C’est peut-être la preuve que certaines générations ont eu assez de temps d’antenne. Pas dans le sens de « il faut tasser les vieux », mais plutôt qu’il est toujours plus gracieux de tendre le flambeau à un successeur que de maladroitement se passer la patate chaude entre collègues et de l’échapper. Là où Cronenberg aurait mis de la fougue et du provocant, se retrouve maintenant du tranquille et du convenable. eXistenZ ou A History of Violence sont ce genre de films qu’osent faire les têtes de fil de la croissance cinématographique; des œuvres qui dérangent ou surprennent par leur nature parfois cavalière, mais toujours en donnant l’impression de défricher et d’explorer des terres inconnues ou peu fréquentées. De bonnes idées — au Canada comme ailleurs — il y en a plein, donnez donc la chance aux Y pour une fois (ah mais je sais, les Z sont tellement déjà plus hips et « au courant »). Je sais que je prêche pour ma paroisse et que j’ai l’air frustré quand je parle de ça, mais en même temps il y a de ces fois où on dirait que c’est aussi dur pour moi de maturer à être entendu dans ce milieu que de ne pas me faire demander mes cartes au Couche-Tard même pour un briquet, j’ai le droit de me demander quand ou si jamais un jour pas du tout, non? (Pour votre information, je suis majeur depuis presque aussi longtemps que ça prend de temps pour l’être),
En conclusion, je suis conscient que ma patience et mon impulsivité sont mes points à travailler. Néanmoins, j’en suis tout de même conscient et j’y travaille tous les jours. Laissez-moi vous dire qu’il n’y a pas que moi qui travaille ma patience par contre. Je pense que c’est sans doute pour ça que la colère est un fléau. C’est probablement l’émotion la plus exacerbée par les conditions actuelles dans lesquelles nous vivons tous et la plus mise de côté. Oh oui, les hommes pleurent maintenant, mais ils ne se fâchent plus. En fait plus personne ne se fâche… et c’est inquiétant. Où est-elle cette énergie de la transformation à notre époque charnière? La colère c’est une énergie forte qui déconstruit, mais qui construit aussi et, ÇA, c’est constructif et ça aide ma patience. À la place de délaisser à la pourriture des corps encore en parfait état, de laisser des esprits vifs et vivifiants s’incinérer de leur propre feu et de laisser l’unicité être noyée dans un océan d’unité toxique et hétérogène; ne serait-il pas mieux de se demander, cher lectorat, pourquoi tentons-nous de préserver la mort au lieu de la vie?

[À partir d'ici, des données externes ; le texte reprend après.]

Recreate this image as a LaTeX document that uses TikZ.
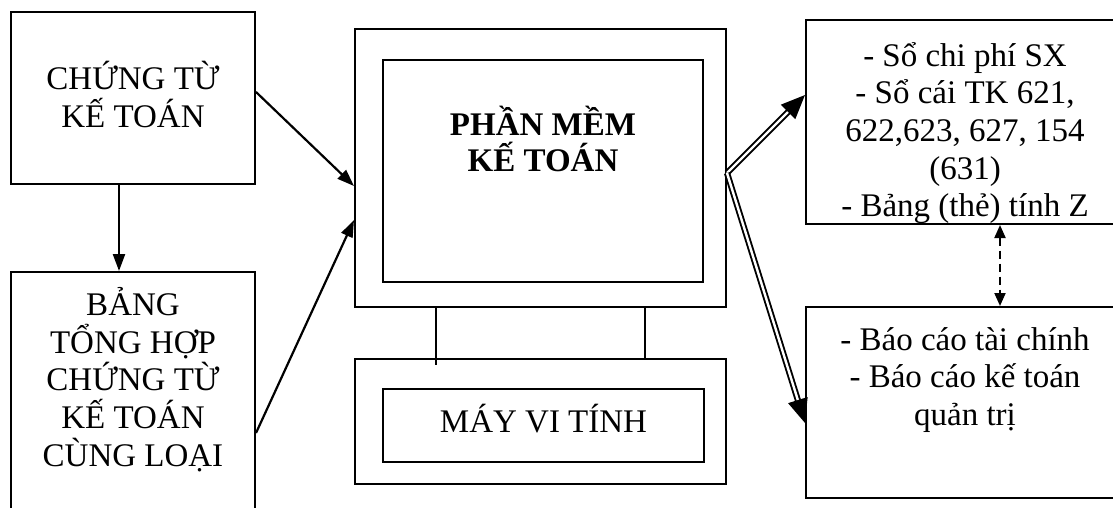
\documentclass[tikz,border=0pt]{standalone}
\usepackage{fontspec}
\setmainfont{Liberation Serif}
\usetikzlibrary{positioning,arrows.meta}

\begin{document}
\begin{tikzpicture}[x=1pt,y=-1pt,
  main box/.style={draw,line width=2pt,inner sep=0pt,align=center,
    font=\fontsize{33}{37.7}\selectfont},
  label text/.style={inner sep=0pt,align=center,font=\fontsize{33}{37.7}\selectfont},
  flow line/.style={line width=2.2pt,-{Triangle[length=17pt,width=12pt]}},
  double line/.style={double,line width=1.9pt,double distance=2.4pt,
    -{Triangle[length=24pt,width=20pt]}},
  dash line/.style={line width=2pt,dash pattern=on 8pt off 5pt,
    {Triangle[length=13pt,width=11pt]}-{Triangle[length=13pt,width=11pt]}}]
  \useasboundingbox (0,0) rectangle (1113,508);
  \clip (0,0) rectangle (1113,508);

  % left column
  \node[main box,minimum width=244pt,minimum height=172pt] (ctkt) at (133,98) {};
  \node[label text,below=50pt of ctkt.north] (ctkttext) {CHỨNG TỪ\\KẾ TOÁN};
  \node[main box,minimum width=244pt,minimum height=288pt] (bth) at (133,416) {};
  \node[label text,below=16pt of bth.north] (bthtext) {BẢNG\\TỔNG HỢP\\CHỨNG TỪ\\KẾ TOÁN\\CÙNG LOẠI};

  % computer
  \node[main box,minimum width=371pt,minimum height=278pt] (mon) at (540.5,168) {};
  \node[main box,minimum width=320pt,minimum height=222pt] (screen) at (543,171) {};
  \node[label text,font=\fontsize{33}{36}\selectfont\bfseries,below=47pt of screen.north] (pmkt) {PHẦN MỀM\\KẾ TOÁN};
  \node[main box,minimum width=371pt,minimum height=125pt] (base) at (540.5,421.5) {};
  \node[main box,minimum width=321pt,minimum height=73pt,text height=43pt,text depth=30pt] (mvt) at (543.5,425.5) {MÁY VI TÍNH};
  \draw[line width=1.4pt] (mon.south -| 436,0) -- (436,365);
  \draw[line width=1.4pt] (mon.south -| 645,0) -- (base.north -| 645,0);

  % right column
  \node[main box,minimum width=318pt,minimum height=204pt] (socp) at (965,122) {};
  \begin{scope}
    \clip (socp.north west) rectangle ([yshift=3pt]socp.south east);
    \node[label text,below=23pt of socp.north] (socptext)
      {- Sổ chi phí SX\\- Sổ cái TK 621,\\622,623, 627, 154\\(631)\\- Bảng (thẻ) tính Z};
  \end{scope}
  \node[main box,minimum width=318pt,minimum height=191pt] (bcao) at (965,402.5) {};
  \node[label text,below=21pt of bcao.north] (bcaotext) {- Báo cáo tài chính\\- Báo cáo kế toán\\quản trị};

  \coordinate (fork) at (mon.east |- 0,173);

  \path[flow line]
    (ctkt.south -| 119,0) edge (bth.north -| 119,0)
    (ctkt.east |- 0,92) edge (mon.west |- 0,186)
    (bth.east |- 0,433) edge (mon.west |- 0,220);

  \draw[double line] (fork) -- (socp.west |- 0,95);
  \draw[double line] (fork) -- (bcao.west |- 0,423);

  \path[dash line]
    (socp.south -| 1000,0) edge (bcao.north -| 1000,0);
\end{tikzpicture}
\end{document}
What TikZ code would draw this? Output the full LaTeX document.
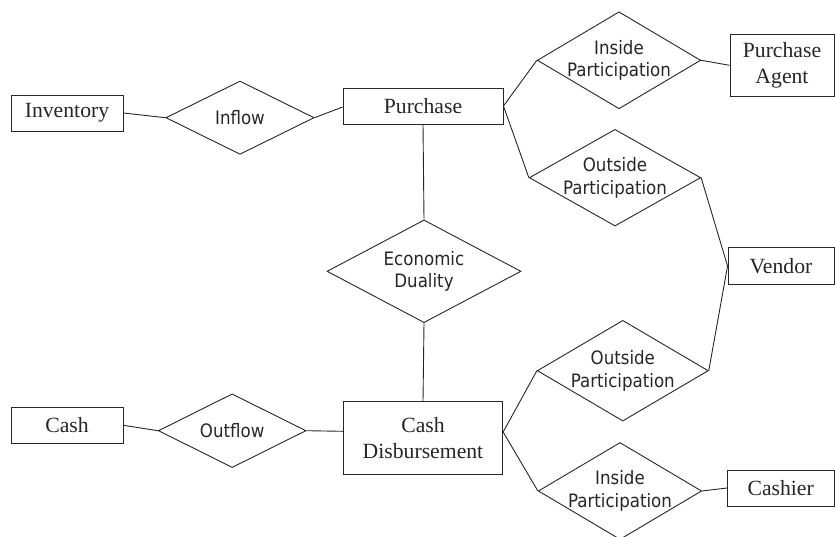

En passant, vous pouvez toujours aller voir le film si vous ne me croyez pas, mais voulez-vous savoir ce qui était vraiment effrayant dans la matinée, avant d’aller voir The Shrouds? J’ai payé sans regarder à cause de l’impromptu impolitesse de la dame, avant d’entrer, je regarde la maudite facture que je n’ai pas demandée pour mon café pour un beau total de 6,66$. Disons que la facture était plus laxative que le café. Je vous laisse sur cette mélodie qui sert de leitmotiv aux jours ratés que l’on laisse sombrer dans la nuit, dans le respect et la dignité (Nearer my God to thee).